Study discovers why global warming will accelerate as CO2 levels rise
Global warming is likely to speed up as the Earth becomes increasingly more sensitive to atmospheric CO₂ concentrations, scientists from the University of Reading have warned.
In a new study, published this week in the prestigious journal PNAS, the scientists explain that the influence of increasing levels of atmospheric CO2 on global warming will become more severe over time because the patterns of warming of the Earth's surface will lead to reduced cloud cover in some sensitive regions and less heat being able to escape into space.
The findings are supported by observations, suggesting that forecasts made by climate models evaluated by the Intergovernmental Panel on Climate Change are realistic.
Paulo Ceppi, researcher at the University of Reading and lead author of the study, said: "This resemblance of computer simulations to observations increases our confidence in projections that the climate sensitivity to the progressive rise in carbon dioxide concentrations will increase over time into the future."
Evidence suggests that the upper level of the Earth's atmosphere warms faster than the surface in response to CO2 levels. However, the new study shows that as CO2 levels increase further, the rate of warming in the upper levels slows in comparison with that closer to the Earth's surface.

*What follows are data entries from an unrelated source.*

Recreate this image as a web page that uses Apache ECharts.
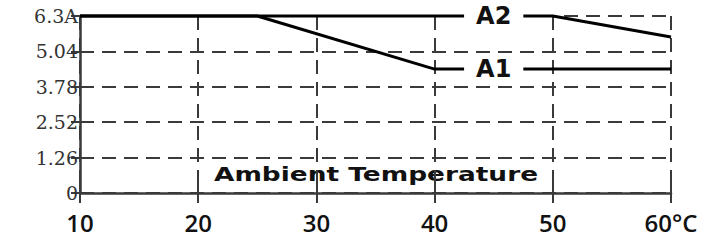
<!DOCTYPE html>
<html>
<head>
    <meta charset="utf-8">
    <script src="https://cdn.jsdelivr.net/npm/echarts@6/dist/echarts.min.js"></script>
    <style>
        html, body { margin: 0; padding: 0; background: #fff; }
    </style>
</head>
<body>
<div id="main" style="width: 712px;height:241px;"></div>

<script type="text/javascript">
    // 数据
    var xTickLabels = ['10', '20', '30', '40', '50', '60°C'];
    var yTickLabels = ['0', '1.26', '2.52', '3.78', '5.04', '6.3A'];
    var a1Temp = [10, 25, 40, 60];
    var a1Amp = [6.3, 6.3, 4.41, 4.41];
    var a2Temp = [10, 50, 60];
    var a2Amp = [6.3, 6.3, 5.55];
    var labelTemp = 45;

    function pairs(xs, ys) {
        var out = [];
        for (var i = 0; i < xs.length; i++) out.push([xs[i], ys[i]]);
        return out;
    }

    var dashed = { color: '#3a3a3a', width: 2, type: [14, 8] };

    function curveLabel(name, amp) {
        return {
            symbol: 'circle',
            symbolSize: 0,
            silent: true,
            data: [{
                coord: [labelTemp, amp],
                label: {
                    show: true,
                    position: 'inside',
                    formatter: name,
                    fontFamily: 'DejaVu Sans',
                    fontWeight: 'bold',
                    fontSize: 24,
                    color: '#111',
                    backgroundColor: '#fff',
                    padding: [2, 12, 0, 12]
                }
            }]
        };
    }

    var myChart = echarts.init(document.getElementById('main'), null, { renderer: 'svg' });

    myChart.setOption({
        animation: false,
        backgroundColor: '#fff',
        grid: { left: 80, right: 41, top: 16, bottom: 48 },
        xAxis: [{
            type: 'value',
            min: 10,
            max: 60,
            interval: 10,
            axisLine: { show: true, lineStyle: { color: '#3a3a3a', width: 2.5 } },
            axisTick: { show: true, length: 10, lineStyle: { color: '#3a3a3a', width: 2 } },
            axisLabel: {
                margin: 17,
                fontFamily: 'Open Sans',
                fontWeight: 600,
                fontSize: 24,
                color: '#111',
                formatter: function (v) { return xTickLabels[Math.round((v - 10) / 10)]; }
            },
            splitLine: { show: true, lineStyle: dashed }
        }, {
            type: 'value',
            position: 'bottom',
            min: 10,
            max: 60,
            interval: 10,
            axisLine: { show: false },
            axisTick: { show: true, inside: true, length: 10, lineStyle: { color: '#3a3a3a', width: 2 } },
            axisLabel: { show: false },
            splitLine: { show: false }
        }],
        yAxis: {
            type: 'value',
            min: 0,
            max: 6.3,
            interval: 1.26,
            axisLine: { show: true, lineStyle: { color: '#3a3a3a', width: 2.5 } },
            axisTick: { show: true, length: 9, lineStyle: { color: '#3a3a3a', width: 2 } },
            axisLabel: {
                margin: 2,
                fontFamily: 'DejaVu Serif',
                fontSize: 19,
                color: '#333',
                formatter: function (v) { return yTickLabels[Math.round(v / 1.26)]; }
            },
            splitLine: { show: true, lineStyle: dashed }
        },
        graphic: [{
            type: 'text',
            x: 376,
            y: 174,
            scaleX: 1.32,
            style: {
                text: 'Ambient Temperature',
                x: 0,
                y: 0,
                align: 'center',
                verticalAlign: 'middle',
                fontFamily: 'DejaVu Sans',
                fontWeight: 'bold',
                fontSize: 20,
                fill: '#111'
            }
        }],
        series: [{
            name: 'A1',
            type: 'line',
            clip: false,
            symbol: 'none',
            data: pairs(a1Temp, a1Amp),
            lineStyle: { color: '#000', width: 3 },
            markPoint: curveLabel('A1', a1Amp[a1Amp.length - 1]),
            z: 3
        }, {
            name: 'A2',
            type: 'line',
            clip: false,
            symbol: 'none',
            data: pairs(a2Temp, a2Amp),
            lineStyle: { color: '#000', width: 3 },
            markPoint: curveLabel('A2', a2Amp[0]),
            z: 4
        }]
    });
</script>

</body>
</html>
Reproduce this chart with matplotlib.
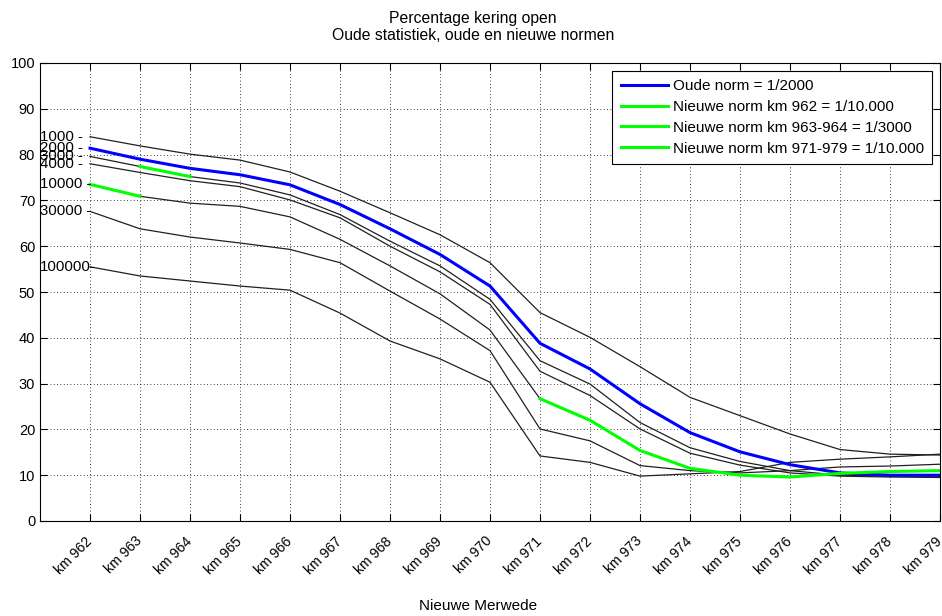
import matplotlib
matplotlib.use("Agg")
import matplotlib.pyplot as plt
import numpy as np

plt.rcParams['font.family'] = ['Liberation Sans', 'DejaVu Sans']

km = [962, 963, 964, 965, 966, 967, 968, 969, 970, 971, 972, 973, 974, 975, 976, 977, 978, 979]
tick_labels = [f"km {k}" for k in km]

return_periods = ['1000', '2000', '3000', '4000', '10000', '30000', '100000']
p1000 = [83.9, 81.9, 80.1, 78.8, 76.2, 72.0, 67.3, 62.5, 56.4, 45.5, 40.1, 33.7, 27.0, 23.0, 19.0, 15.6, 14.6, 14.4]
p2000 = [81.4, 79.0, 77.0, 75.6, 73.4, 69.1, 63.8, 58.2, 51.3, 38.8, 33.2, 25.6, 19.3, 15.1, 12.3, 10.5, 10.0, 10.0]
p3000 = [79.6, 77.4, 75.2, 73.8, 71.2, 66.9, 61.1, 55.7, 48.4, 35.0, 29.9, 21.5, 16.0, 13.0, 11.0, 10.0, 9.8, 9.8]
p4000 = [78.0, 76.1, 74.3, 73.0, 70.1, 66.2, 60.0, 54.4, 47.3, 32.7, 27.4, 20.1, 14.8, 12.2, 10.5, 9.8, 9.6, 9.5]
p10000 = [73.5, 70.9, 69.4, 68.7, 66.4, 61.5, 55.7, 49.6, 41.7, 26.7, 22.0, 15.4, 11.5, 10.0, 9.6, 10.4, 10.8, 11.0]
p30000 = [67.6, 63.8, 62.0, 60.7, 59.3, 56.4, 50.2, 44.1, 37.2, 20.1, 17.5, 12.1, 11.0, 10.5, 11.0, 11.8, 12.0, 12.4]
p100000 = [55.5, 53.5, 52.4, 51.3, 50.4, 45.4, 39.3, 35.4, 30.3, 14.2, 12.8, 9.8, 10.3, 10.8, 12.8, 13.5, 14.0, 14.6]
series = [p1000, p2000, p3000, p4000, p10000, p30000, p100000]
label_texts = ['1000 -', '2000 -', '3000 -', '4000 -', '10000 -', '30000 -', '100000-']

legend_labels = ['Oude norm = 1/2000',
                 'Nieuwe norm km 962 = 1/10.000',
                 'Nieuwe norm km 963-964 = 1/3000',
                 'Nieuwe norm km 971-979 = 1/10.000']

x = np.arange(1, len(km) + 1)

fig = plt.figure(figsize=(9.42, 6.16), dpi=100)
ax = fig.add_axes([40/942, 1-521/616, 900/942, 458/616])

for s in series:
    ax.plot(x, s, color='#202020', linewidth=0.9)

h1, = ax.plot(x, p2000, color='#0000ff', linewidth=2.2, label=legend_labels[0])
h2, = ax.plot(x[0:2], p10000[0:2], color='#00ff00', linewidth=2.2, label=legend_labels[1])
h3, = ax.plot(x[1:3], p3000[1:3], color='#00ff00', linewidth=2.2, label=legend_labels[2])
h4, = ax.plot(x[9:], p10000[9:], color='#00ff00', linewidth=2.2, label=legend_labels[3])

for s, t in zip(series, label_texts):
    ax.text(0.0, s[0], t, ha='left', va='center', fontsize=10.8)

ax.set_xlim(0, len(km))
ax.set_ylim(0, 100)
ax.set_yticks(np.arange(0, 101, 10))
ax.set_xticks(x)
ax.set_xticklabels(tick_labels, rotation=45, ha='right', va='center',
                   rotation_mode='anchor', fontsize=10.2)
ax.tick_params(axis='x', pad=13)
ax.tick_params(axis='y', labelsize=10.5)
ax.tick_params(direction='in', top=True, right=True, length=5, width=0.8)
ax.grid(True, color='black', linestyle=(0, (1, 3)), linewidth=0.6)
for sp in ax.spines.values():
    sp.set_linewidth(0.8)

leg = ax.legend(handles=[h1, h2, h3, h4], loc='upper right', fontsize=11,
                frameon=True, fancybox=False, edgecolor='black', framealpha=1,
                borderaxespad=0.5, handlelength=3.1, labelspacing=0.45,
                borderpad=0.55, handletextpad=0.3)
leg.get_frame().set_linewidth(0.8)

fig.text(473/942, 1-18/616, 'Percentage kering open', ha='center', va='center', fontsize=11.3)
fig.text(473/942, 1-35/616, 'Oude statistiek, oude en nieuwe normen', ha='center', va='center', fontsize=11.3)
fig.text(478/942, 1-606/616, 'Nieuwe Merwede', ha='center', va='center', fontsize=11)

fig.savefig('out.png', dpi=100)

Reduced contrast in temperature between the upper and lower levels of the atmosphere causes decreased low altitude cloud cover over some areas of the Earth's oceans, leading to more sunlight reaching the sea surface, and therefore a more rapid rise in sea surface temperatures.
These conditions also impede the loss of heat from the atmosphere into space, contributing to the accelerated surface warming in response to rising CO2 concentrations.
These results emphasise the importance of rapidly reducing human caused emissions of greenhouse gases to avoid the worst impacts from ongoing climate change as discussed at the recent COP23 meeting in Bonn that builds upon the 2017 Paris climate agreement.